Thousands of people gathered for a rally in Ankara on 11 October to mourn nearly 100 victims killed a day earlier in the worst terrorist attack in Turkey's modern history.

The rally took place at midday in the heart of the capital city of Turkey to condemn the twin suicide bombings that claimed at least 95 lives at Ankara train station. The casualty count is expected to rise as dozens of victims remain in intensive care. The mourners attempted to lay carnations at the scene of the attacks to pay tribute to the victims, but were blocked by police forces.

They marched throughout the day very close to the scene and once chanted anti-government slogans. Some targeted the Turkish President Recep Tayyip Erdogan directly with their chants–- calling him a "thief and a murderer". Many of the young demonstrators appeared full of rage.

"Many young people from all across Turkey have begun to lose their faith in seeking democracy in a peaceful manner. Many people in Turkey, be it young, female, male - have started searching for other ways to continue their struggle. If the perpetrators continue attacking us – unfortunately, they will be facing violence in return," said a protester named Kaan Dinc, a union member who participated in the peace rally.

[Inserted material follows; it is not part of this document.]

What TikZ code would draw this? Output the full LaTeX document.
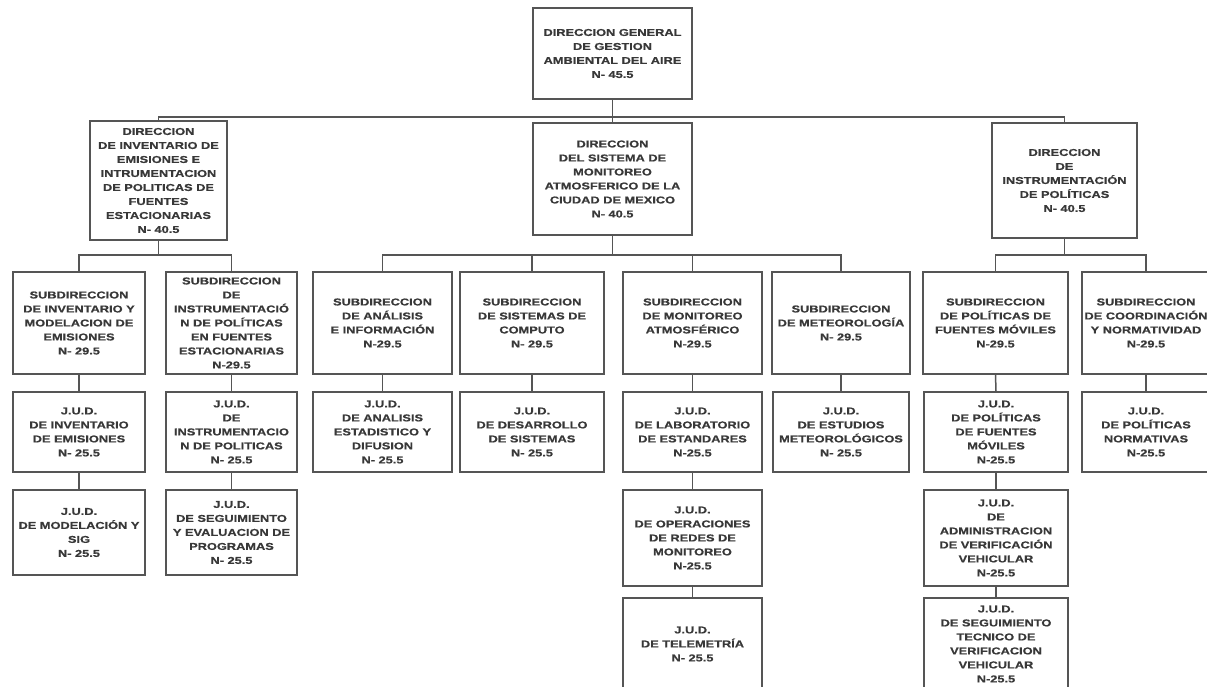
\documentclass[tikz,border=0pt]{standalone}
\usepackage{fontspec}
\newfontfamily\orgfont{Liberation Sans}[FakeStretch=1.28, FakeBold=0.6]
\definecolor{txt}{HTML}{383838}
\definecolor{edge}{HTML}{555555}
\tikzset{
  box/.style={draw=edge, line width=1.5pt, rectangle, inner sep=0pt, align=center,
    text=txt, font=\orgfont\bfseries\fontsize{10}{14}\selectfont},
  link/.style={draw=edge, line width=1.5pt}
}
\newcommand\orgbox[6]{\node[box, minimum width={(#3-#2)*1pt}, minimum height={(#5-#4)*1pt}] (#1) at ({(#2+#3)/2},{(#4+#5)/2}) {#6};}
\begin{document}
\begin{tikzpicture}[x=1pt,y=-1pt]
\fill[white] (0,0) rectangle (1207,686);
\useasboundingbox (0,0) rectangle (1207,686);
\coordinate (b0) at (0,117);
\coordinate (b1) at (0,255);
% level 0
\orgbox{g}{533}{692}{8}{99}{DIRECCION GENERAL\\DE GESTION\\AMBIENTAL DEL AIRE\\N- 45.5}
% level 1
\orgbox{d1}{90}{227}{121}{240}{DIRECCION\\DE INVENTARIO DE\\EMISIONES E\\INTRUMENTACION\\DE POLITICAS DE\\FUENTES\\ESTACIONARIAS\\N- 40.5}
\orgbox{d2}{533}{692}{123}{235}{DIRECCION\\DEL SISTEMA DE\\MONITOREO\\ATMOSFERICO DE LA\\CIUDAD DE MEXICO\\N- 40.5}
\orgbox{d3}{992}{1137}{123}{238}{DIRECCION\\DE\\INSTRUMENTACIÓN\\DE POLÍTICAS\\N- 40.5}
% level 2
\orgbox{s1}{13}{145}{272}{374}{SUBDIRECCION\\DE INVENTARIO Y\\MODELACION DE\\EMISIONES\\N- 29.5}
\orgbox{s2}{166}{297}{272}{374}{SUBDIRECCION\\DE\\INSTRUMENTACIÓ\\N DE POLÍTICAS\\EN FUENTES\\ESTACIONARIAS\\N-29.5}
\orgbox{s3}{313}{452}{272}{374}{SUBDIRECCION\\DE ANÁLISIS\\E INFORMACIÓN\\N-29.5}
\orgbox{s4}{460}{604}{272}{374}{SUBDIRECCION\\DE SISTEMAS DE\\COMPUTO\\N- 29.5}
\orgbox{s5}{623}{762}{272}{374}{SUBDIRECCION\\DE MONITOREO\\ATMOSFÉRICO\\N-29.5}
\orgbox{s6}{772}{910}{272}{374}{SUBDIRECCION\\DE METEOROLOGÍA\\N- 29.5}
\orgbox{s7}{923}{1068}{272}{374}{SUBDIRECCION\\DE POLÍTICAS DE\\FUENTES MÓVILES\\N-29.5}
\orgbox{s8}{1082}{1210}{272}{374}{SUBDIRECCION\\DE COORDINACIÓN\\Y NORMATIVIDAD\\N-29.5}
% level 3
\orgbox{j1}{13}{145}{392}{472}{J.U.D.\\DE INVENTARIO\\DE EMISIONES\\N- 25.5}
\orgbox{j2}{166}{297}{392}{472}{J.U.D.\\DE\\INSTRUMENTACIO\\N DE POLITICAS\\N- 25.5}
\orgbox{j3}{313}{452}{392}{472}{J.U.D.\\DE ANALISIS\\ESTADISTICO Y\\DIFUSION\\N- 25.5}
\orgbox{j4}{460}{604}{392}{472}{J.U.D.\\DE DESARROLLO\\DE SISTEMAS\\N- 25.5}
\orgbox{j5}{623}{762}{392}{472}{J.U.D.\\DE LABORATORIO\\DE ESTANDARES\\N-25.5}
\orgbox{j6}{773}{909}{392}{472}{J.U.D.\\DE ESTUDIOS\\METEOROLÓGICOS\\N- 25.5}
\orgbox{j7}{924}{1068}{392}{472}{J.U.D.\\DE POLÍTICAS\\DE FUENTES\\MÓVILES\\N-25.5}
\orgbox{j8}{1082}{1210}{392}{472}{J.U.D.\\DE POLÍTICAS\\NORMATIVAS\\N-25.5}
% level 4
\orgbox{k1}{13}{145}{490}{575}{J.U.D.\\DE MODELACIÓN Y\\SIG\\N- 25.5}
\orgbox{k2}{166}{297}{490}{575}{J.U.D.\\DE SEGUIMIENTO\\Y EVALUACION DE\\PROGRAMAS\\N- 25.5}
\orgbox{k5}{623}{762}{490}{586}{J.U.D.\\DE OPERACIONES\\DE REDES DE\\MONITOREO\\N-25.5}
\orgbox{k7}{924}{1068}{490}{586}{J.U.D.\\DE\\ADMINISTRACION\\DE VERIFICACIÓN\\VEHICULAR\\N-25.5}
% level 5
\orgbox{l5}{623}{762}{598}{690}{J.U.D.\\DE TELEMETRÍA\\N- 25.5}
\orgbox{l7}{924}{1068}{598}{690}{J.U.D.\\DE SEGUIMIENTO\\TECNICO DE\\VERIFICACION\\VEHICULAR\\N-25.5}
% connectors level 0-1
\draw[link] (g.south) -- (g.south |- b0);
\draw[link] (d1.north) -- (d1.north |- b0) -- (d3.north |- b0) -- (d3.north);
\draw[link] (d2.north) -- (d2.north |- b0);
% connectors level 1-2
\draw[link] (d1.south) -- (d1.south |- b1);
\draw[link] (s1.north) -- (s1.north |- b1) -- (s2.north |- b1) -- (s2.north);
\draw[link] (d2.south) -- (d2.south |- b1);
\draw[link] (s3.north) -- (s3.north |- b1) -- (s6.north |- b1) -- (s6.north);
\draw[link] (s4.north) -- (s4.north |- b1);
\draw[link] (s5.north) -- (s5.north |- b1);
\draw[link] (d3.south) -- (d3.south |- b1);
\draw[link] (s7.north) -- (s7.north |- b1) -- (s8.north |- b1) -- (s8.north);
% vertical chains
\draw[link] (s1.south) -- (j1.north);
\draw[link] (s2.south) -- (j2.north);
\draw[link] (s3.south) -- (j3.north);
\draw[link] (s4.south) -- (j4.north);
\draw[link] (s5.south) -- (j5.north);
\draw[link] (s6.south) -- (j6.north);
\draw[link] (s7.south) -- (j7.north);
\draw[link] (s8.south) -- (j8.north);
\draw[link] (j1.south) -- (k1.north);
\draw[link] (j2.south) -- (k2.north);
\draw[link] (j5.south) -- (k5.north);
\draw[link] (j7.south) -- (k7.north);
\draw[link] (k5.south) -- (l5.north);
\draw[link] (k7.south) -- (l7.north);
\end{tikzpicture}
\end{document}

Despite palpable tension within the crowd and aside from momentary scuffles, no clashes broke out with police forces – who were standing by with water cannons and gas masks at the ready. In tears and despair, the crowd then paid their respects to relatives of the victims, in ceremonies that took place prior to funerals.

The pro-Kurdish People's Democratic Party leader Selahattin Demirtas was on site, trying to comfort the families. Demirtas has openly blamed the government for the attacks. He predicted the consequence would not be one of violent revenge, but rather a rising up carried out at ballot boxes in parliamentary elections on 1 November.